Compared to average for the first week of March, the amount of moisture packed into the snowfields that drain into the Snake River and its tributaries are right below average — 93 percent of normal on Monday. Mike Beus, the Bureau of Reclamation’s Upper Snake Basin water operations manager, said he’s forecasting a spring runoff season that’s 85 to 87 percent of average.
“We continue to have a 30-day forecast for a slightly elevated chance of a dry March,” Beus said.
Base flows in area streams and rivers are relatively low, too, he said, which contributes to the somewhat diminished forecast.
Although slopes around town are now mostly brown, snowstorms abruptly whitened the valleys and low-elevation hillsides early on this winter.
“We got a really good start, especially at the lower elevations,” Beus said. “We’ve had such good snow at low elevations that the perception of the public is often that it’s wetter than it is.”
A year ago, Beus said, there was the opposite set of conditions: A lack of snow cover at low elevations fueled perceptions of a dismal all-around snowpack. Instead it ended up being an average winter.
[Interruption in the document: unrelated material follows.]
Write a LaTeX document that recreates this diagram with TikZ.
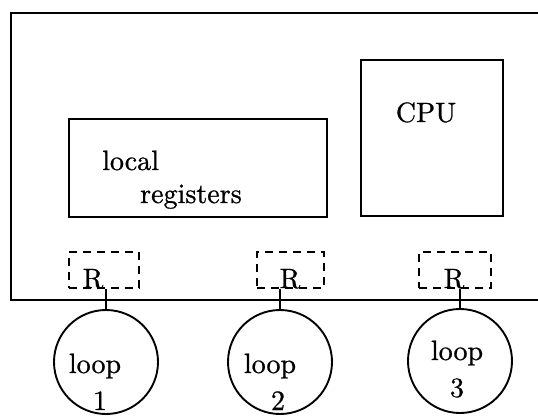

In another change from last winter, the thirsty cultivated fields of Idaho’s Snake River Plain have been plenty wet naturally. That will have implications for releases out of Palisades Reservoir and Jackson Lake, and as a result flows in the Snake River. In early 2015 a dry winter led to eastern Idaho agricultural demands coming an unprecedented four weeks earlier than normal.
“We don’t expect any early increases in flows,” Beus said. “Irrigation demand won’t come on until mid-April, although a few good [soil-drying] windy days could change that.”
As of Monday, Jackson Lake was 67 percent full and Palisades was at 58 percent of its capacity. Those storage levels, Beus said, could be a little higher but are not “drastically low.”
The University of Wyoming’s Water Resource Data System shows that the Upper Snake’s snowpack is relatively uniform in the region.
On the high end of the spectrum the 8,560-foot Blind Bull monitoring site in the Wyoming Range is registering a snowpack that’s 105 percent of average. The snowpack is at its relative slightest at a 8,750-foot site in the Gros Ventre Range, where a 10.6-inch “snow-water equivalent” reading is just 80 percent of average. The Teton Range’s Phillips Bench monitoring site, measured Monday, had 20.6 inches of water weight in its snow, 86 percent of average.
The Bureau of Reclamation’s annual Jackson meeting on streamflow forecasts and reservoir operations has been scheduled for the evening of May 19. Details like time and location are still being arranged, Beus said.